Hi, I have found powerSGD as very helpful in my training scenario where the bandwidth has been playing a limiting factor in training speed and powerSGD works very well in reducing the time while maintaining performance.
However, it is my understanding that powerSGD is a stateful hook, and hence if I somehow pause the training and resume later, I need to save the state as well, and could anyone show me how to do that? I’ve been playing around with it and it seems that this would work:
class MyOwnPowerSGDState(PowerSGDState):
def state_dict(self):
return {
k: getattr(self, k) for k in self.__slots__
}
def load_state_dict(self, state_dict: Dict[str, Any]):
for k in self.__slots__:
setattr(self, k, state_dict[k])
However, I have not been able to resume the run since it gives me some shape error for the tensors. Could anyone help me with this?
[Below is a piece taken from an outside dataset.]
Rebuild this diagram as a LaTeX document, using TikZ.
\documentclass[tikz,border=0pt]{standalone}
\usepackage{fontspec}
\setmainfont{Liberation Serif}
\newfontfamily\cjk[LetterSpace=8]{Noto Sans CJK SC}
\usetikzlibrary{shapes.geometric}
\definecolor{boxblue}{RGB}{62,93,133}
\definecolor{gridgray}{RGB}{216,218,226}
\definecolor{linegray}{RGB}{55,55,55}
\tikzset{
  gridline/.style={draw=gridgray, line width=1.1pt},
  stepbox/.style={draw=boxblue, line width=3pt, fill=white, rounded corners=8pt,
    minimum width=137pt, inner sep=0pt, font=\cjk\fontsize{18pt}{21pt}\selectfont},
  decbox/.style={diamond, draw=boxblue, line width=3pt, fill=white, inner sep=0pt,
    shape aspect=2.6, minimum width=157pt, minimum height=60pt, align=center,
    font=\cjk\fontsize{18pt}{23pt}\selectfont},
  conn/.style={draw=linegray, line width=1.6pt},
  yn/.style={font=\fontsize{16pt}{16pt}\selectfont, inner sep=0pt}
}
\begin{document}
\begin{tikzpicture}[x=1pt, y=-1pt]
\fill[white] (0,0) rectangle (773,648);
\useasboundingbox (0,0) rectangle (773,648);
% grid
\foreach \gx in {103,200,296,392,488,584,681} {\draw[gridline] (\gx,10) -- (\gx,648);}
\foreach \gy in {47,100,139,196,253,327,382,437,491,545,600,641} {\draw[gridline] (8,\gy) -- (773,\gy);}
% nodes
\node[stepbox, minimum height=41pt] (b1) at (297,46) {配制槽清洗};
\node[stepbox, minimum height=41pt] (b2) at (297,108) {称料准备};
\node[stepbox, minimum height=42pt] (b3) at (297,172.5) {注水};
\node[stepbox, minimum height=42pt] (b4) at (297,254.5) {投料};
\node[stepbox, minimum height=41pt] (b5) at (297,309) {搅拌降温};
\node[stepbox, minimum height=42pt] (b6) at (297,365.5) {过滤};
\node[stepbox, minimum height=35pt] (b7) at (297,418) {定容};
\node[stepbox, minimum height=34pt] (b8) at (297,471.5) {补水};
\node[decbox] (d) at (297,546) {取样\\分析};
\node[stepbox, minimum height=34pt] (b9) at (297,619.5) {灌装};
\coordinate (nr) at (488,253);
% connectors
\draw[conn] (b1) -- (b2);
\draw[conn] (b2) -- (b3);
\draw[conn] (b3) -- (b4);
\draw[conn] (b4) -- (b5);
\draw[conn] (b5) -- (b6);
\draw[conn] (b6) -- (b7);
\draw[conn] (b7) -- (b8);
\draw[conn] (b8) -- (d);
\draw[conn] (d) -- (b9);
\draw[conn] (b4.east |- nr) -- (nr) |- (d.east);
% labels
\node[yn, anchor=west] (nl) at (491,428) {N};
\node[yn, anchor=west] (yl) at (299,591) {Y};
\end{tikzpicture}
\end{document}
Thanks!
I don’t believe that there’s a good solution here.
I managed to get the following to work.
Say you’re doing it in the following way:
import torch.distributed.algorithms.ddp_comm_hooks as hooks
state = hooks.powerSGD.PowerSGDState(dist.group.WORLD)
register_ddp_comm_hook(DDPCommHookType.POWER_SGD, state)
The way to add state to your state dict is the following:
state: PowerSGDState = ...
pg = state.process_group
state.process_group = None
state_dict = {
'powerSGD_state': state,
'model' = ....
}
torch.save(state_dict, "/tmp/my_model")
#NB restore pg in `state` otherwise you won't be able to keep training
state.process_group = pg
The when loading, you’d do this instead:
state_dict = torch.load("/tmp/my_model")
state = state_dict['powerSGD_state']
state = dist.group.WORLD
register_ddp_comm_hook(DDPCommHookType.POWER_SGD, state)
I believe @Rohan_Varma might have a better idea on how to address this issue.